Uber's fleet of self-driving prototype vehicles is reportedly making slow progress toward achieving true autonomous operation without requiring frequent human intervention.
Internal documents obtained and analyzed by Recode provide a glimpse of Uber's project statistics for autonomous pilot projects in Phoenix, Pittsburgh and San Francisco. The numbers appear to focus on the past few months, revealing assessment metrics as Uber's fleet has collectively grown from 5,000 to 18,000 miles averaged per week.
Uber tracks different types of engagements to track progress, starting with a simple count of 'disengagement' incidents when a human driver takes control for any reason. Another metric focuses on 'critical' incidents, when human intervention was required to avoid hitting pedestrians or causing $5,000 or more in property damage. Importantly, Uber is also tracking 'bad experiences' when the autonomous systems cause potentially nauseating motions or hard braking.

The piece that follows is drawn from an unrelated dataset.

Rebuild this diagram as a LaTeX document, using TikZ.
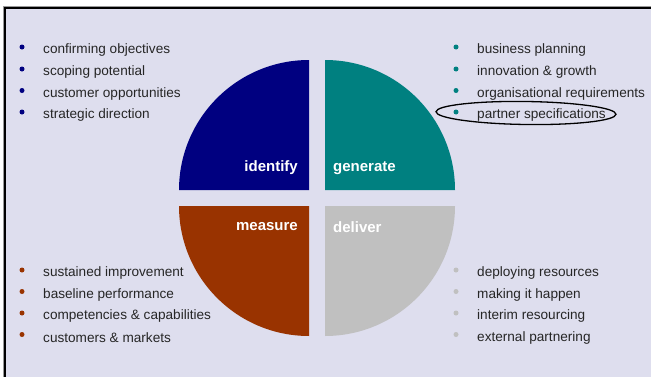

The report suggests humans are intervening more than once per mile driven, showing no improvement over the course of the month. It is unclear, however, if the fleet was attempting more challenging test routes during the same period.
Critical interventions have varied wildly, from as low as 40 miles per incident in early February to as high as 200 miles per incident in March, though the numbers seem to be improving over time.
Unfortunately for passengers, the 'bad experience' data shows the opposite trend. A peak of 4.5 miles per incident dates back to mid-January. The number of incidents later climbed to a steady rate of around one recurrence every two miles in early March.
The numbers show that Uber's autonomous platform still has a long way to go before customers can be picked up by a drone taxi with no human chauffeur behind the wheel. The project's fate has also been put into question after the company was sued by Waymo, an Alphabet subsidiary spun off from Google's self-driving car project.